**STATED TASK**. Leave out all pictures. Return exactly the lines from the top of the material through the line containing "v in x_ticks]".

**COLLECTED DATA**.
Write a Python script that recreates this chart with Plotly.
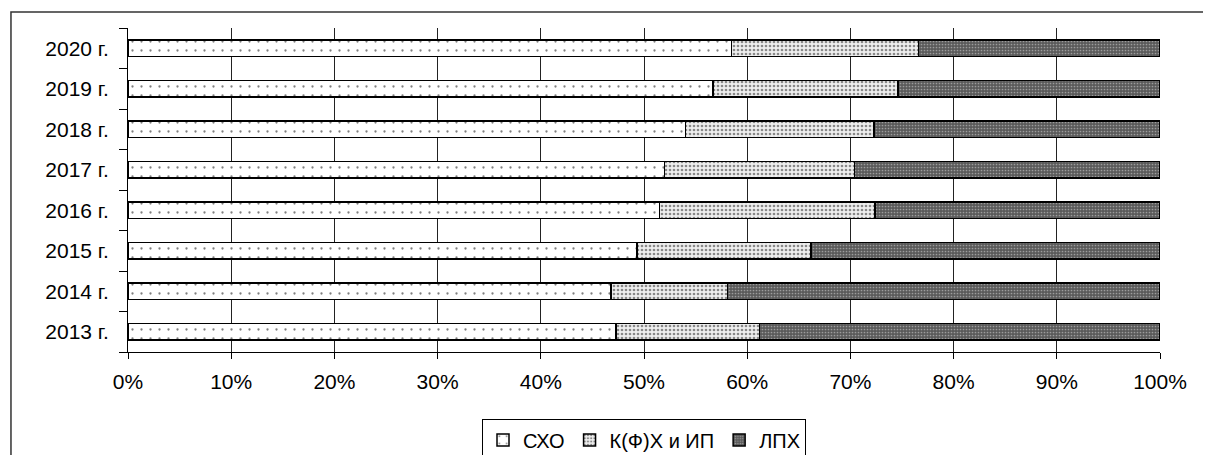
import plotly.graph_objects as go

years = ["2013 г.", "2014 г.", "2015 г.", "2016 г.", "2017 г.", "2018 г.", "2019 г.", "2020 г."]
sho = [47.3, 46.8, 49.3, 51.5, 52.0, 54.0, 56.7, 58.5]
kfh = [13.9, 11.3, 16.9, 20.9, 18.4, 18.3, 17.9, 18.1]
lph = [38.8, 41.9, 33.8, 27.6, 29.6, 27.7, 25.4, 23.4]
series_names = ["СХО", "К(Ф)Х и ИП", "ЛПХ"]
x_ticks = [0, 10, 20, 30, 40, 50, 60, 70, 80, 90, 100]
x_labels = [f"{v}%" for v in x_ticks]

FONT = "Liberation Sans, Arial, sans-serif"

patterns = [
    dict(shape=".", bgcolor="white", fgcolor="black", size=9, solidity=0.05),
    dict(shape=".", bgcolor="#eeeeee", fgcolor="#222", size=4, solidity=0.35),
    dict(shape=".", bgcolor="#5a5a5a", fgcolor="#dddddd", size=3, solidity=0.25),
]

fig = go.Figure()
for name, vals, pat in zip(series_names, [sho, kfh, lph], patterns):
    fig.add_trace(go.Bar(
        y=years, x=vals, name=name, orientation="h",
        marker=dict(color=pat["bgcolor"], pattern=pat, line=dict(color="black", width=1.5)),
        width=0.4,
    ))

# The page body adds an 8px margin, so the figure is 8px smaller and margins shifted.
fig.update_layout(
    barmode="stack",
    width=1203, height=447,
    margin=dict(l=120, r=51, t=20, b=103, autoexpand=False),
    paper_bgcolor="white", plot_bgcolor="white",
    font=dict(family=FONT, size=21, color="black"),
    showlegend=True,
    legend=dict(
        orientation="h", x=0.5, xanchor="center", y=-0.208, yanchor="top",
        bordercolor="black", borderwidth=1, font=dict(size=20),
        itemwidth=30, traceorder="normal", bgcolor="white",
    ),
    xaxis=dict(
        range=[0, 100], tickvals=x_ticks, ticktext=x_labels,
        showgrid=True, gridcolor="#222", gridwidth=1,
        showline=True, linecolor="black", linewidth=1,
        ticks="outside", ticklen=6, tickcolor="black", zeroline=False,
        ticklabelstandoff=5, automargin=False,
    ),
    yaxis=dict(
        categoryorder="array", categoryarray=years,
        showgrid=False, showline=True, linecolor="black", linewidth=1,
        ticks="outside", ticklen=8, tickcolor="black", tickson="boundaries",
        ticklabelstandoff=14, automargin=False,
    ),
    shapes=[dict(
        type="rect", xref="paper", yref="paper",
        x0=-0.1134, x1=1.3, y0=-0.6, y1=1.049,
        line=dict(color="#333", width=1.5), fillcolor="rgba(0,0,0,0)", layer="below",
    )],
)

fig.write_html("out.html")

**FULL RESPONSE**.
Write a Python script that recreates this chart with Plotly.
import plotly.graph_objects as go

years = ["2013 г.", "2014 г.", "2015 г.", "2016 г.", "2017 г.", "2018 г.", "2019 г.", "2020 г."]
sho = [47.3, 46.8, 49.3, 51.5, 52.0, 54.0, 56.7, 58.5]
kfh = [13.9, 11.3, 16.9, 20.9, 18.4, 18.3, 17.9, 18.1]
lph = [38.8, 41.9, 33.8, 27.6, 29.6, 27.7, 25.4, 23.4]
series_names = ["СХО", "К(Ф)Х и ИП", "ЛПХ"]
x_ticks = [0, 10, 20, 30, 40, 50, 60, 70, 80, 90, 100]
x_labels = [f"{v}%" for v in x_ticks]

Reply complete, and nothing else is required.